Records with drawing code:

☆ ☆ ☆ ☆ ☆

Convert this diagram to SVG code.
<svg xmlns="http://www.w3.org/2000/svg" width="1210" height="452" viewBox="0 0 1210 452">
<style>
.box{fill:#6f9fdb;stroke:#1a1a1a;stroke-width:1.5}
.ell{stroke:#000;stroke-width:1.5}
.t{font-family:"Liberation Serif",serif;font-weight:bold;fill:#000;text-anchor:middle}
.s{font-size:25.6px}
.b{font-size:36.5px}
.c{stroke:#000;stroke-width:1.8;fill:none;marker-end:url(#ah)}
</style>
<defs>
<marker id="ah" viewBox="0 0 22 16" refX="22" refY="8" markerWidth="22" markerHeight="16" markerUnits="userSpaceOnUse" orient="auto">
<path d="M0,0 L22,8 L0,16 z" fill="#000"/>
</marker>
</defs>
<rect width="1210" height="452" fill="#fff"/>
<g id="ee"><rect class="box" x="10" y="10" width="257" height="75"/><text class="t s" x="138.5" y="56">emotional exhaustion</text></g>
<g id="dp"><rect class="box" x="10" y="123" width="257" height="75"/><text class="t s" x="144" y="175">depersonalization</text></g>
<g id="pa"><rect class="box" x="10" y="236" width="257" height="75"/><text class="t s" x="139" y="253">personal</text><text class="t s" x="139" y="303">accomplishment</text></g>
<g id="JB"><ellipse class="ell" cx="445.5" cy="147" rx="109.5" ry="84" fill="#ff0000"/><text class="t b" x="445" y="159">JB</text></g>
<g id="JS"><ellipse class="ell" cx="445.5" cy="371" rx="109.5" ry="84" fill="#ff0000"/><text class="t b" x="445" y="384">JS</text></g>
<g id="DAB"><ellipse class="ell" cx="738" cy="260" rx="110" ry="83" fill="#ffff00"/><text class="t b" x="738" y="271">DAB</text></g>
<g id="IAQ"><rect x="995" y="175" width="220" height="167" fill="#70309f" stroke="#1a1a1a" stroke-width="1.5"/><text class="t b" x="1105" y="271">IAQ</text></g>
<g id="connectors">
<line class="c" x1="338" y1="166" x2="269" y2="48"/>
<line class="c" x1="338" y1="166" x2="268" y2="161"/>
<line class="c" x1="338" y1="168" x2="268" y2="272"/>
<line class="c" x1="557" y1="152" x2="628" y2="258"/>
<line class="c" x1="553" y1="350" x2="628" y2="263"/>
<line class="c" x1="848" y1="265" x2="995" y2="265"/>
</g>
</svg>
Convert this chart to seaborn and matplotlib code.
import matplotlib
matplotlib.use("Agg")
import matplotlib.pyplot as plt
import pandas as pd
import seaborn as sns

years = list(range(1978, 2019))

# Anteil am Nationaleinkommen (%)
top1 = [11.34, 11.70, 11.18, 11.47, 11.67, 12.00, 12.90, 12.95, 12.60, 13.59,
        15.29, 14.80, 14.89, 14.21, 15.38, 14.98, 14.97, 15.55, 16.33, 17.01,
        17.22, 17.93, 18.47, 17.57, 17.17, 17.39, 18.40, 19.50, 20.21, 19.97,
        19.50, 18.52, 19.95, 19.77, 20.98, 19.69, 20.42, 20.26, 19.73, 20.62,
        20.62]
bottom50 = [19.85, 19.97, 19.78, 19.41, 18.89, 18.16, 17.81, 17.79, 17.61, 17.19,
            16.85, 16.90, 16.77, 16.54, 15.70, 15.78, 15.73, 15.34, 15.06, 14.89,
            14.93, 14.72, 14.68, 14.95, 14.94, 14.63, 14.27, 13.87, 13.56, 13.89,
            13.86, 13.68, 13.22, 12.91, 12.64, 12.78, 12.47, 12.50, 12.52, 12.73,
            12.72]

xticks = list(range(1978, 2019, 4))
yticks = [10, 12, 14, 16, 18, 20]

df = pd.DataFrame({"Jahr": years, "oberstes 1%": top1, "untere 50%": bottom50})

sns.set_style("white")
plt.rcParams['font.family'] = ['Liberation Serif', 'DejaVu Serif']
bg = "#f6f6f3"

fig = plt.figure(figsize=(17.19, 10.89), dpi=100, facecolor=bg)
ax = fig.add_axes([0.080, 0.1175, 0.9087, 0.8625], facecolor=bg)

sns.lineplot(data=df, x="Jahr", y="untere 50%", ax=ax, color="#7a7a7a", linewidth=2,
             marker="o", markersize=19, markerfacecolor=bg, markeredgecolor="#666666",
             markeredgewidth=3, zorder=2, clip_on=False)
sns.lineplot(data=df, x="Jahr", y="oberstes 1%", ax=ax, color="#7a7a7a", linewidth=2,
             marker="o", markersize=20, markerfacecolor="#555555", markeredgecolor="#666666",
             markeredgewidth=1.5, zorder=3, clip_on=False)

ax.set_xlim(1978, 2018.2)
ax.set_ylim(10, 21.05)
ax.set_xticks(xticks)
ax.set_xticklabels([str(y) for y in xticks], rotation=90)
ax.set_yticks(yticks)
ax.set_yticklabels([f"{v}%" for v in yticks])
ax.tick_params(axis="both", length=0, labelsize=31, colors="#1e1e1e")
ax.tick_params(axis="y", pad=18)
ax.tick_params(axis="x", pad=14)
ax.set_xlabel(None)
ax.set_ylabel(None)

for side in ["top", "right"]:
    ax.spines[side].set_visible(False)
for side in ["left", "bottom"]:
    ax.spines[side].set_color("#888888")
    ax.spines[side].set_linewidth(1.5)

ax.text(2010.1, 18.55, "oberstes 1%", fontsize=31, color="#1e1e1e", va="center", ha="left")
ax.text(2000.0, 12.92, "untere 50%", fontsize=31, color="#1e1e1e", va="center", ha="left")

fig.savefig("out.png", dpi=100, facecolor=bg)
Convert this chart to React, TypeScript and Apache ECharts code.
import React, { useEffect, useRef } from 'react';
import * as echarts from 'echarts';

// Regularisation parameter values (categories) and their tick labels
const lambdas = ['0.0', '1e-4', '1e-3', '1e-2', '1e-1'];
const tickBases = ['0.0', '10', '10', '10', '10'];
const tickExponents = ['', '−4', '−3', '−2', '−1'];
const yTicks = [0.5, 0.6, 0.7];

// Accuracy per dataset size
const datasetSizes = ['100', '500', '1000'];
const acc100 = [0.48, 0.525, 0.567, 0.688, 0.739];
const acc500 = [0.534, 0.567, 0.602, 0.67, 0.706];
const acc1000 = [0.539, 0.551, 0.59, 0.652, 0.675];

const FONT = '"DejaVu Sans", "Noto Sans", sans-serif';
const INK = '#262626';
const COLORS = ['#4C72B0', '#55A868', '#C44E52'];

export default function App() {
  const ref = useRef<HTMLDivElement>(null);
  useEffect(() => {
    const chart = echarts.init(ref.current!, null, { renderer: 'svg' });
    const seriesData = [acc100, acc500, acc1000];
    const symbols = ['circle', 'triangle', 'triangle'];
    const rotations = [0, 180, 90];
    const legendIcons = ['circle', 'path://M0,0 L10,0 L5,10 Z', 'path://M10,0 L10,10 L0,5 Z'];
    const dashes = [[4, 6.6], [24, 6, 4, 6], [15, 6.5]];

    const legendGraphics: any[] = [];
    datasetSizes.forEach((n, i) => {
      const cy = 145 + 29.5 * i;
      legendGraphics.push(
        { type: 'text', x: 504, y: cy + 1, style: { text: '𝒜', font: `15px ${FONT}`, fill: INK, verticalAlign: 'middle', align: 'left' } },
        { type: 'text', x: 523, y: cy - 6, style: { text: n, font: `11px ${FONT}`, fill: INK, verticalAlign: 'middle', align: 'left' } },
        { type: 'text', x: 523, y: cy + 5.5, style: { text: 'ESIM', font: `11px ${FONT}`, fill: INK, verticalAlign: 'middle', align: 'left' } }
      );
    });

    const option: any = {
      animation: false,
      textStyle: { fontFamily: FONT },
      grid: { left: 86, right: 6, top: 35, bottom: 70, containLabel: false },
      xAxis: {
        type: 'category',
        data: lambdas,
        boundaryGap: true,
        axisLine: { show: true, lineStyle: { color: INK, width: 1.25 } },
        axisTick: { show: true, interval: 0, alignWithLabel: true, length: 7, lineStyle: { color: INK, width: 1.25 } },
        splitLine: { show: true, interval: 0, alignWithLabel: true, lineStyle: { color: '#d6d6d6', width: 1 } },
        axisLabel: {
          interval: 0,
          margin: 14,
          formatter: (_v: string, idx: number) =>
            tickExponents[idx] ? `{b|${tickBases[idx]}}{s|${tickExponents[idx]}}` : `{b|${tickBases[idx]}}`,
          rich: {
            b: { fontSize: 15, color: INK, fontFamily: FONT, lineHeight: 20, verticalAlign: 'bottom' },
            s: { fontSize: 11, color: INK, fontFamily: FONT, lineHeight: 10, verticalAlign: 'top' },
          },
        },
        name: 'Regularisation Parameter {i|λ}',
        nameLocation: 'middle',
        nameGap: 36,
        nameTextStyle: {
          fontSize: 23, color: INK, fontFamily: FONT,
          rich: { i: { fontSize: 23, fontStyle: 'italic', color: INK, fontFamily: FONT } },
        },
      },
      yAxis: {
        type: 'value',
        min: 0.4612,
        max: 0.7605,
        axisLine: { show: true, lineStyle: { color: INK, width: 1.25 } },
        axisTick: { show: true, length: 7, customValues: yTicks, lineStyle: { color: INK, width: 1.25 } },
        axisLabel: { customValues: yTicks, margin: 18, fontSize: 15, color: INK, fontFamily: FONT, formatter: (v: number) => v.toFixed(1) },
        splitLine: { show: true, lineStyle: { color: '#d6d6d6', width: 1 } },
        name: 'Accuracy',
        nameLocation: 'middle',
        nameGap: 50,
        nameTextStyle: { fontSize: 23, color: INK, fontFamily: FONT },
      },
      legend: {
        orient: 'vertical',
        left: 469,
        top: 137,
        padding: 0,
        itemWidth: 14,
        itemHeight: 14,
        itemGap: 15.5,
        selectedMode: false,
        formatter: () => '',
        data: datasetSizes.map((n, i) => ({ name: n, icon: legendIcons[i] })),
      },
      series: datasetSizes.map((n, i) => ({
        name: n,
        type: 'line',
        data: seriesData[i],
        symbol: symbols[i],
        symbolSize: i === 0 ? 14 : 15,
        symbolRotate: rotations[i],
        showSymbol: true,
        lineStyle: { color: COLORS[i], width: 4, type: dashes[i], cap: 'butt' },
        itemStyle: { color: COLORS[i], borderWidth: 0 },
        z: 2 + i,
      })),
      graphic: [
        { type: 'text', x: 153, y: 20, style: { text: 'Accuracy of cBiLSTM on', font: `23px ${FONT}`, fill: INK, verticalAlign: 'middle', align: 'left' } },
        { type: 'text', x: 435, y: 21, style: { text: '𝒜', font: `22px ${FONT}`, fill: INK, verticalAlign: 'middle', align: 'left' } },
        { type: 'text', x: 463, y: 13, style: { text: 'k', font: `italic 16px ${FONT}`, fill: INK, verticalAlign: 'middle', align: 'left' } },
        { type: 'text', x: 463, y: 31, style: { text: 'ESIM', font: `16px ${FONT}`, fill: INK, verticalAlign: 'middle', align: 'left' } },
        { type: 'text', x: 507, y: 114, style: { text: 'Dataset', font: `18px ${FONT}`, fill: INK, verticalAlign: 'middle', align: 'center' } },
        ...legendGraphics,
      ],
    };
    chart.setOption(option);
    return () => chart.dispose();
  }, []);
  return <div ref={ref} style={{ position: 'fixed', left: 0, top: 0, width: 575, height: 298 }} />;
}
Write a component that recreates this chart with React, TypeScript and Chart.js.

☆ ☆ ☆ ☆ ☆

* [TO BE DONE]: Set down exactly the lines that begin the records and continue through the line bearing "years = list(range(1978, 2019))"; include both ends.

* [WRITTEN SOLUTION]:
Convert this diagram to SVG code.
<svg xmlns="http://www.w3.org/2000/svg" width="1210" height="452" viewBox="0 0 1210 452">
<style>
.box{fill:#6f9fdb;stroke:#1a1a1a;stroke-width:1.5}
.ell{stroke:#000;stroke-width:1.5}
.t{font-family:"Liberation Serif",serif;font-weight:bold;fill:#000;text-anchor:middle}
.s{font-size:25.6px}
.b{font-size:36.5px}
.c{stroke:#000;stroke-width:1.8;fill:none;marker-end:url(#ah)}
</style>
<defs>
<marker id="ah" viewBox="0 0 22 16" refX="22" refY="8" markerWidth="22" markerHeight="16" markerUnits="userSpaceOnUse" orient="auto">
<path d="M0,0 L22,8 L0,16 z" fill="#000"/>
</marker>
</defs>
<rect width="1210" height="452" fill="#fff"/>
<g id="ee"><rect class="box" x="10" y="10" width="257" height="75"/><text class="t s" x="138.5" y="56">emotional exhaustion</text></g>
<g id="dp"><rect class="box" x="10" y="123" width="257" height="75"/><text class="t s" x="144" y="175">depersonalization</text></g>
<g id="pa"><rect class="box" x="10" y="236" width="257" height="75"/><text class="t s" x="139" y="253">personal</text><text class="t s" x="139" y="303">accomplishment</text></g>
<g id="JB"><ellipse class="ell" cx="445.5" cy="147" rx="109.5" ry="84" fill="#ff0000"/><text class="t b" x="445" y="159">JB</text></g>
<g id="JS"><ellipse class="ell" cx="445.5" cy="371" rx="109.5" ry="84" fill="#ff0000"/><text class="t b" x="445" y="384">JS</text></g>
<g id="DAB"><ellipse class="ell" cx="738" cy="260" rx="110" ry="83" fill="#ffff00"/><text class="t b" x="738" y="271">DAB</text></g>
<g id="IAQ"><rect x="995" y="175" width="220" height="167" fill="#70309f" stroke="#1a1a1a" stroke-width="1.5"/><text class="t b" x="1105" y="271">IAQ</text></g>
<g id="connectors">
<line class="c" x1="338" y1="166" x2="269" y2="48"/>
<line class="c" x1="338" y1="166" x2="268" y2="161"/>
<line class="c" x1="338" y1="168" x2="268" y2="272"/>
<line class="c" x1="557" y1="152" x2="628" y2="258"/>
<line class="c" x1="553" y1="350" x2="628" y2="263"/>
<line class="c" x1="848" y1="265" x2="995" y2="265"/>
</g>
</svg>
Convert this chart to seaborn and matplotlib code.
import matplotlib
matplotlib.use("Agg")
import matplotlib.pyplot as plt
import pandas as pd
import seaborn as sns

years = list(range(1978, 2019))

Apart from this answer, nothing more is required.